Does every factory set up their rolling rooms the same way? Well, not exactly, but the core steps are very similar.

Separated by Shapes

The larger rolling rooms are making different cigars for the same brand. So, you might see an entire row of tables dedicated to Robustos, and another row making only Lanceros. This makes it more efficient to deliver the correct leaves to each station.

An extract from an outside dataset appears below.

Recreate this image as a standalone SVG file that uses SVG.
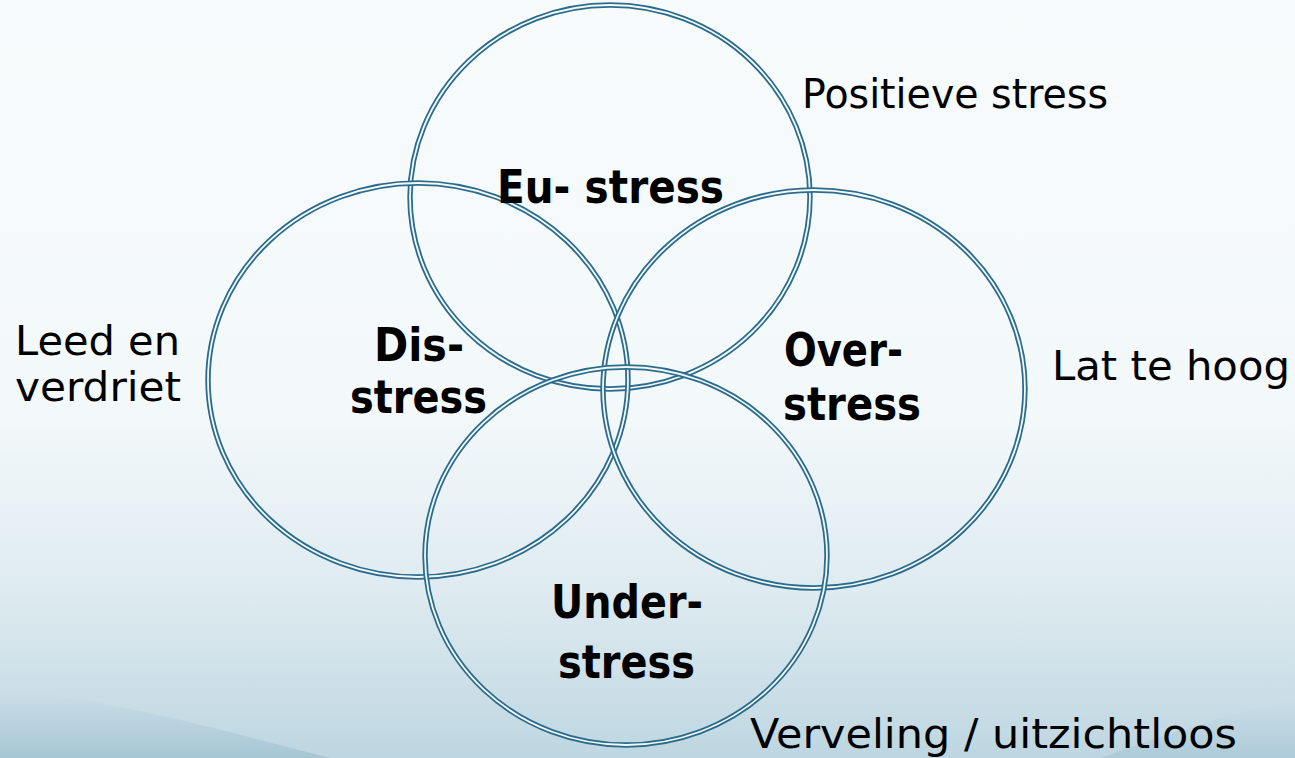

In many cigar rolling rooms, though not all, the buncher and roller are sitting next to one another, forming a team. The buncher is the person who is taking the leaves that have been selected and putting them all together to deliver to the roller, who will apply the wrapper. The buncher takes the long-filler tobacco, usually three or four leaves, and folds or breaks or cuts them to the right length for the vitola (shape) being made. Those leaves get packed together expertly so that air will still flow through them. The leaves are then wrapped for the first time in a binder leaf (sometimes two) in a way that assures the tubes are packed evenly and smoothly. The bound cylinders are then set in a wooden mold, and in a press next to the table or nearby for about an hour, often being turned over after 30 minutes.

The Drawing Room

These days, many cigar factories test the draw on the cigars using a machine called a Drawmaster. Sometimes the machine is in the rolling room, sometimes in a room attached to the rolling room. The machine acts like a cigar smoker puffing air through the unlit cigar being tested. The cigar then gets a score and, if it’s in the predetermined range, then goes back to the tables. The factories with the more experienced artisans don’t use a Drawmaster. The Drew Estate factory, in Nicaragua, for example, does not use a drawing machine, but it does have a powerful sound system that often blasts rock music into the rolling room.

It's a Wrap

At this point, either after the cigar comes out of the press or back from the drawing room, the torcedor puts skilled hands to work on his or her own table. The best rollers traditionally sit in the front of the room. The rollers have their own stacks of wrapper leaves that have gone through similar selection and deveining steps. Only the best and best-looking leaves are used for the wrapper. As with every roller’s table everywhere, on each of the dozens if not hundreds of rolling tables at a given factory, there is a chaveta. This is a knife with a wide, curvy blade. It is super sharp so that it won’t pull the leaves. The roller’s table, usually made of wood, also has a little jar of plant-based glue on it, used in spots to make sure the wrapper adheres to the binder. The construction of the cigar is complete at this point. The cigars are then inspected for imperfections. The good ones go to an aging room, if aging is part of the particular factory’s process. After aging, let the packaging begin.